Moats and Earthworks

It is probably true that until Tudor times any rural house of fair size would be moated. A water filled ditch served as a defence against raiders and outlaws, as a fish-pond, and as a drain. Most moat sites , deserted, had fallen into disuse, becoming infilled middens and shrunken duck ponds before antiquarians could record them. So, few appear on maps and fewer still survive today. In this Quarter we can be sure of only one, and that unrecognisable. 'The Moats', partly obliterated by the widening of Yardley Wood Road opposite Haunch Lane, seems to have been a ring earthwork at the foot of a slope, with water defences fed by a rill on three sides. The date and purpose of this feature are unknown.

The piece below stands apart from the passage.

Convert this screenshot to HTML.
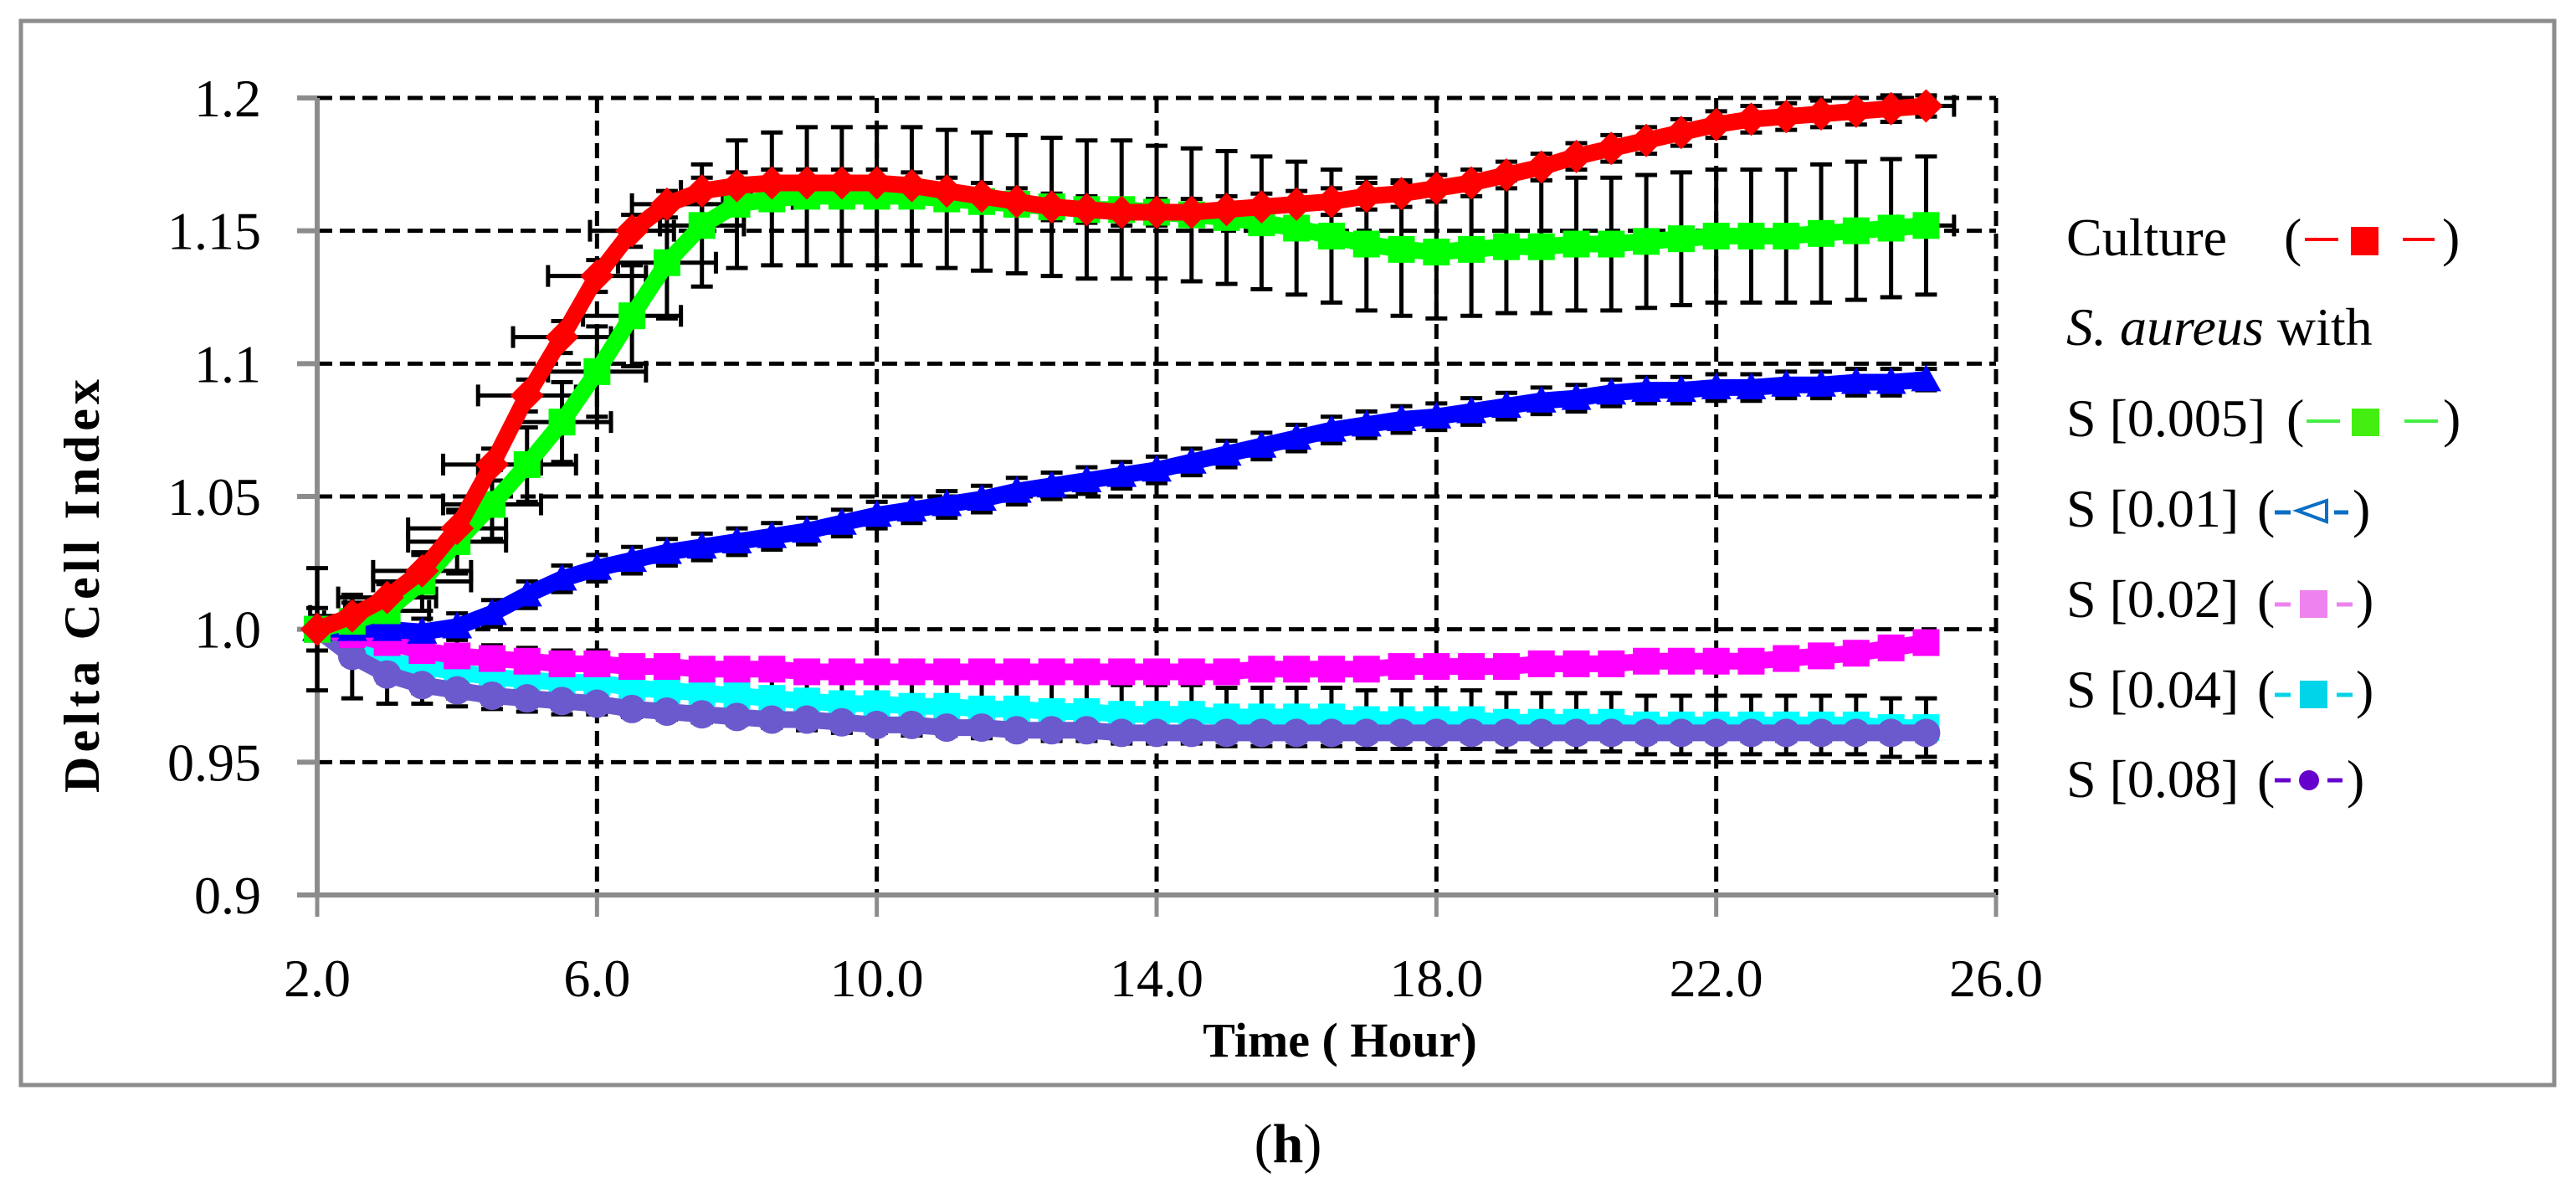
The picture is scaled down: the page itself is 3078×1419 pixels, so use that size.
<!DOCTYPE html>
<html><head><meta charset="utf-8"><style>
html,body{margin:0;padding:0;background:#fff;}
svg{display:block;font-family:"Liberation Serif",serif;}
</style></head><body>
<svg id="chart" width="3078" height="1419" viewBox="0 0 3078 1419" xmlns="http://www.w3.org/2000/svg">
<rect x="25" y="25" width="3027" height="1271" fill="#fff" stroke="#8c8c8c" stroke-width="5"/>
<g id="grid"></g>
<g id="axes"></g>
<g id="errs"></g>
<g id="series"></g>
<text x="0" y="0" transform="translate(118,700) rotate(-90)" text-anchor="middle" font-weight="bold" font-size="60" textLength="494" lengthAdjust="spacing">Delta Cell Index</text>
<text x="1601" y="1262" text-anchor="middle" font-weight="bold" font-size="58">Time ( Hour)</text>
<text x="1539" y="1388" text-anchor="middle" font-size="66">(<tspan font-weight="bold">h</tspan>)</text>
<g id="legend" font-size="64">
 <g>
  <text x="2469" y="305">Culture</text><text x="2729" y="305">(</text>
  <line x1="2754" y1="286" x2="2794" y2="286" stroke="#f00" stroke-width="4"/>
  <rect x="2809" y="271" width="33" height="34" fill="#f00"/>
  <line x1="2871" y1="286" x2="2909" y2="286" stroke="#f00" stroke-width="4"/>
  <text x="2918" y="305">)</text>
 </g>
 <text x="2469" y="412"><tspan font-style="italic">S. aureus</tspan> with</text>
 <g>
  <text x="2469" y="521">S [0.005]</text><text x="2732" y="521">(</text>
  <line x1="2756" y1="503" x2="2796" y2="503" stroke="#4e4" stroke-width="4"/>
  <rect x="2810" y="488" width="33" height="33" fill="#4e1"/>
  <line x1="2873" y1="503" x2="2913" y2="503" stroke="#4e4" stroke-width="4"/>
  <text x="2919" y="521">)</text>
 </g>
 <g>
  <text x="2469" y="629">S [0.01]</text><text x="2697" y="629">(</text>
  <line x1="2718" y1="612" x2="2737" y2="612" stroke="#0a6ec4" stroke-width="5"/>
  <polygon points="2745,610 2780,598 2780,623" fill="none" stroke="#0a6ec4" stroke-width="4"/>
  <line x1="2789" y1="612" x2="2806" y2="612" stroke="#0a6ec4" stroke-width="5"/>
  <text x="2811" y="629">)</text>
 </g>
 <g>
  <text x="2469" y="737">S [0.02]</text><text x="2697" y="737">(</text>
  <line x1="2718" y1="722" x2="2737" y2="722" stroke="#ee82ee" stroke-width="5"/>
  <rect x="2748" y="705" width="33" height="33" fill="#ee82ee"/>
  <line x1="2792" y1="722" x2="2811" y2="722" stroke="#ee82ee" stroke-width="5"/>
  <text x="2815" y="737">)</text>
 </g>
 <g>
  <text x="2469" y="845">S [0.04]</text><text x="2697" y="845">(</text>
  <line x1="2718" y1="830" x2="2737" y2="830" stroke="#00d4e8" stroke-width="5"/>
  <rect x="2748" y="813" width="33" height="33" fill="#00d4e8"/>
  <line x1="2792" y1="830" x2="2811" y2="830" stroke="#00d4e8" stroke-width="5"/>
  <text x="2815" y="845">)</text>
 </g>
 <g>
  <text x="2469" y="952">S [0.08]</text><text x="2697" y="952">(</text>
  <line x1="2718" y1="932" x2="2737" y2="932" stroke="#6600cc" stroke-width="5"/>
  <circle cx="2759" cy="932" r="12" fill="#6600cc"/>
  <line x1="2781" y1="932" x2="2799" y2="932" stroke="#6600cc" stroke-width="5"/>
  <text x="2804" y="952">)</text>
 </g>
</g>
</svg>
<script>
const times=[2,2.5,3,3.5,4,4.5,5,5.5,6,6.5,7,7.5,8,8.5,9,9.5,10,10.5,11,11.5,12,12.5,13,13.5,14,14.5,15,15.5,16,16.5,17,17.5,18,18.5,19,19.5,20,20.5,21,21.5,22,22.5,23,23.5,24,24.5,25];
const cultureVals=[1.000,1.005,1.012,1.022,1.038,1.062,1.088,1.110,1.133,1.150,1.160,1.165,1.167,1.168,1.168,1.168,1.168,1.167,1.165,1.163,1.161,1.159,1.158,1.157,1.157,1.157,1.158,1.159,1.160,1.161,1.163,1.164,1.166,1.168,1.171,1.174,1.178,1.181,1.184,1.187,1.190,1.192,1.193,1.194,1.195,1.196,1.197];
const s0005Vals=[1.000,1.003,1.007,1.018,1.033,1.047,1.062,1.078,1.097,1.118,1.138,1.152,1.160,1.162,1.163,1.163,1.163,1.163,1.162,1.161,1.160,1.159,1.158,1.158,1.157,1.156,1.155,1.153,1.151,1.148,1.145,1.143,1.142,1.143,1.144,1.144,1.145,1.145,1.146,1.147,1.148,1.148,1.148,1.149,1.150,1.151,1.152];
const s001Vals=[1.000,1.000,1.000,0.999,1.001,1.006,1.013,1.019,1.023,1.026,1.029,1.031,1.033,1.035,1.037,1.040,1.043,1.045,1.047,1.049,1.052,1.054,1.056,1.058,1.060,1.063,1.066,1.069,1.072,1.075,1.077,1.079,1.080,1.082,1.084,1.086,1.087,1.089,1.090,1.090,1.091,1.091,1.092,1.092,1.093,1.093,1.094];
const s002Vals=[1.000,0.998,0.995,0.992,0.990,0.989,0.988,0.987,0.987,0.986,0.986,0.985,0.985,0.985,0.984,0.984,0.984,0.984,0.984,0.984,0.984,0.984,0.984,0.984,0.984,0.984,0.984,0.985,0.985,0.985,0.985,0.986,0.986,0.986,0.986,0.987,0.987,0.987,0.988,0.988,0.988,0.988,0.989,0.990,0.991,0.993,0.995];
const s004Vals=[1.000,0.993,0.988,0.986,0.984,0.982,0.981,0.980,0.980,0.978,0.977,0.976,0.975,0.974,0.973,0.972,0.972,0.971,0.971,0.970,0.970,0.969,0.969,0.968,0.968,0.968,0.967,0.967,0.967,0.967,0.966,0.966,0.966,0.966,0.965,0.965,0.965,0.965,0.964,0.964,0.964,0.964,0.964,0.964,0.964,0.963,0.963];
const s008Vals=[1.000,0.990,0.983,0.979,0.977,0.975,0.974,0.973,0.972,0.970,0.969,0.968,0.967,0.966,0.966,0.965,0.964,0.964,0.963,0.963,0.962,0.962,0.962,0.961,0.961,0.961,0.961,0.961,0.961,0.961,0.961,0.961,0.961,0.961,0.961,0.961,0.961,0.961,0.961,0.961,0.961,0.961,0.961,0.961,0.961,0.961,0.961];
const cultureYErr=[0.004,0.005,0.006,0.006,0.006,0.006,0.006,0.006,0.006,0.006,0.005,0.005,0.005,0.005,0.005,0.005,0.005,0.005,0.005,0.005,0.005,0.005,0.005,0.005,0.005,0.005,0.005,0.005,0.005,0.005,0.005,0.005,0.005,0.005,0.005,0.005,0.005,0.005,0.005,0.005,0.005,0.005,0.005,0.005,0.005,0.005,0.004];
const cultureXErr=[0,0.6,0.7,0.7,0.7,0.7,0.7,0.7,0.7,0.6,0.5,0.3,0,0,0,0,0,0,0,0,0,0,0,0,0,0,0,0,0,0,0,0,0,0,0,0,0,0,0,0,0,0,0,0,0,0,0.4];
const s0005YErr=[0.008,0.010,0.010,0.011,0.012,0.013,0.014,0.015,0.017,0.019,0.021,0.023,0.024,0.025,0.026,0.026,0.026,0.026,0.026,0.026,0.026,0.026,0.026,0.026,0.025,0.025,0.025,0.025,0.025,0.025,0.025,0.025,0.025,0.025,0.025,0.025,0.025,0.025,0.025,0.025,0.025,0.025,0.025,0.026,0.026,0.026,0.026];
const s0005XErr=[0,0.4,0.6,0.7,0.7,0.7,0.7,0.7,0.7,0.7,0.7,0.6,0.5,0.3,0,0,0,0,0,0,0,0,0,0,0,0,0,0,0,0,0,0,0,0,0,0,0,0,0,0,0,0,0,0,0,0,0.4];
const s001YErr=[0.004,0.005,0.005,0.005,0.005,0.005,0.005,0.005,0.005,0.005,0.005,0.005,0.005,0.005,0.005,0.005,0.005,0.005,0.005,0.005,0.005,0.005,0.005,0.005,0.005,0.005,0.005,0.005,0.005,0.005,0.005,0.005,0.005,0.005,0.005,0.005,0.005,0.005,0.005,0.005,0.005,0.005,0.005,0.005,0.005,0.005,0.004];
const s002YErr=[0.003,0.003,0.003,0.003,0.003,0.003,0.003,0.003,0.003,0.003,0.003,0.003,0.003,0.003,0.003,0.003,0.003,0.003,0.003,0.003,0.003,0.003,0.003,0.003,0.003,0.003,0.003,0.003,0.003,0.003,0.003,0.003,0.003,0.003,0.003,0.003,0.003,0.003,0.003,0.003,0.003,0.003,0.003,0.003,0.003,0.003,0.003];
const s004YErr=[0.023,0.019,0.016,0.014,0.013,0.012,0.012,0.012,0.012,0.011,0.011,0.011,0.011,0.011,0.011,0.011,0.011,0.011,0.011,0.011,0.011,0.011,0.011,0.011,0.011,0.011,0.011,0.011,0.011,0.011,0.011,0.011,0.011,0.011,0.011,0.011,0.011,0.011,0.011,0.011,0.011,0.011,0.011,0.011,0.011,0.011,0.011];
const s008YErr=[0.003,0.003,0.003,0.003,0.003,0.003,0.003,0.003,0.003,0.003,0.003,0.003,0.003,0.003,0.003,0.003,0.003,0.003,0.003,0.003,0.003,0.003,0.003,0.003,0.003,0.003,0.003,0.003,0.003,0.003,0.003,0.003,0.003,0.003,0.003,0.003,0.003,0.003,0.003,0.003,0.003,0.003,0.003,0.003,0.003,0.003,0.003];
const xTicks=[2,6,10,14,18,22,26];
const xTickLabels=["2.0","6.0","10.0","14.0","18.0","22.0","26.0"];
const yTicks=[0.9,0.95,1.0,1.05,1.1,1.15,1.2];
const yTickLabels=["0.9","0.95","1.0","1.05","1.1","1.15","1.2"];

const NS="http://www.w3.org/2000/svg";
const X0=379,X1=2385,Y0=1069,Y1=117,XMIN=2,XMAX=26,YMIN=0.9,YMAX=1.2;
function xs(v){return X0+(v-XMIN)/(XMAX-XMIN)*(X1-X0);}
function ys(v){return Y0-(v-YMIN)/(YMAX-YMIN)*(Y0-Y1);}
function mk(tag,attrs,parent){const e=document.createElementNS(NS,tag);for(const k in attrs)e.setAttribute(k,attrs[k]);parent.appendChild(e);return e;}
const grid=document.getElementById('grid'),axes=document.getElementById('axes'),errs=document.getElementById('errs'),ser=document.getElementById('series');

yTicks.forEach((v,i)=>{
  if(i>0){const g=mk('line',{x1:X0,x2:X1,y1:ys(v),y2:ys(v),stroke:'#000','stroke-width':5,'stroke-dasharray':'18 9'},grid);
  
  }
  const t=mk('line',{x1:X0-24,x2:X0,y1:ys(v),y2:ys(v),stroke:'#8c8c8c','stroke-width':6},axes);
  
  
  const l=mk('text',{x:312,y:ys(v)+22,'text-anchor':'end','font-size':64},axes);
  
  
  l.textContent=yTickLabels[i];
});
xTicks.forEach((v,i)=>{
  if(i>0){const g=mk('line',{x1:xs(v),x2:xs(v),y1:Y1,y2:Y0,stroke:'#000','stroke-width':5,'stroke-dasharray':'18 9'},grid);
  
  }
  const t=mk('line',{x1:xs(v),x2:xs(v),y1:Y0,y2:Y0+26,stroke:'#8c8c8c','stroke-width':5},axes);
  
  
  const l=mk('text',{x:xs(v),y:1190,'text-anchor':'middle','font-size':64},axes);
  
  
  l.textContent=xTickLabels[i];
});
const ya=mk('line',{x1:X0,x2:X0,y1:Y1,y2:Y0+3,stroke:'#8c8c8c','stroke-width':6},axes);


const xa=mk('line',{x1:X0-24,x2:X1,y1:Y0,y2:Y0,stroke:'#8c8c8c','stroke-width':6},axes);



const seriesList=[
 {name:'s004',vals:s004Vals,ye:s004YErr,xe:null,color:'#00ffff',shape:'square'},
 {name:'s008',vals:s008Vals,ye:s008YErr,xe:null,color:'#6a5acd',shape:'circle'},
 {name:'s002',vals:s002Vals,ye:s002YErr,xe:null,color:'#ff00ff',shape:'square'},
 {name:'s001',vals:s001Vals,ye:s001YErr,xe:null,color:'#0000ff',shape:'triangle'},
 {name:'s0005',vals:s0005Vals,ye:s0005YErr,xe:s0005XErr,color:'#00ff00',shape:'square'},
 {name:'culture',vals:cultureVals,ye:cultureYErr,xe:cultureXErr,color:'#ff0000',shape:'diamond'}
];
const CAP=13;
seriesList.forEach(s=>{
  const g=mk('g',{},errs);
  
  
  times.forEach((t,i)=>{
    const x=xs(t),y=s.vals[i];
    const yt=ys(y+s.ye[i]),yb=ys(y-s.ye[i]);
    mk('path',{d:`M${x},${yt}V${yb}M${x-CAP},${yt}H${x+CAP}M${x-CAP},${yb}H${x+CAP}`,stroke:'#000','stroke-width':5,fill:'none'},g);
    if(s.xe&&s.xe[i]>0){
      const xl=xs(t-s.xe[i]),xr=xs(t+s.xe[i]),yy=ys(y);
      mk('path',{d:`M${xl},${yy}H${xr}M${xl},${yy-CAP}V${yy+CAP}M${xr},${yy-CAP}V${yy+CAP}`,stroke:'#000','stroke-width':5,fill:'none'},g);
    }
  });
});
seriesList.forEach(s=>{
  const g=mk('g',{},ser);
  
  
  const pts=times.map((t,i)=>xs(t)+','+ys(s.vals[i])).join(' ');
  mk('polyline',{points:pts,fill:'none',stroke:s.color,'stroke-width':20,'stroke-linejoin':'round'},g);
  times.forEach((t,i)=>{
    const x=xs(t),y=ys(s.vals[i]);let m;
    if(s.shape==='square')m=mk('rect',{x:x-16,y:y-16,width:32,height:32,fill:s.color},g);
    else if(s.shape==='circle')m=mk('circle',{cx:x,cy:y,r:17,fill:s.color},g);
    else if(s.shape==='triangle')m=mk('polygon',{points:`${x},${y-18} ${x+18},${y+14} ${x-18},${y+14}`,fill:s.color},g);
    else m=mk('polygon',{points:`${x},${y-20} ${x+20},${y} ${x},${y+20} ${x-20},${y}`,fill:s.color},g);
    
    
  });
});
</script>
</body></html>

It is one of several sites on or close to the manor bound which may date from the early medieval expansion into the waste. Even less can be said of a site at Swanshurst, where the marshy valleys of Coldbath Brook and a tributary protected two sides of an 11-acre earthwork. A line of trees marks the slumped and quarried bank parallel to the brook, but few other traces have survived destruction by ploughing in 1821. The probable extent is indicated by the gardens of house in Yardley Wood and Windermere Roads. A possible redoubt knoll at the east end was later a windmill site.

At the spring-source of Robin Hood Brook, round which Highfield Road curves, a moat survived until the 1930's, and there must have been others at a dozen ancient dwelling-sites.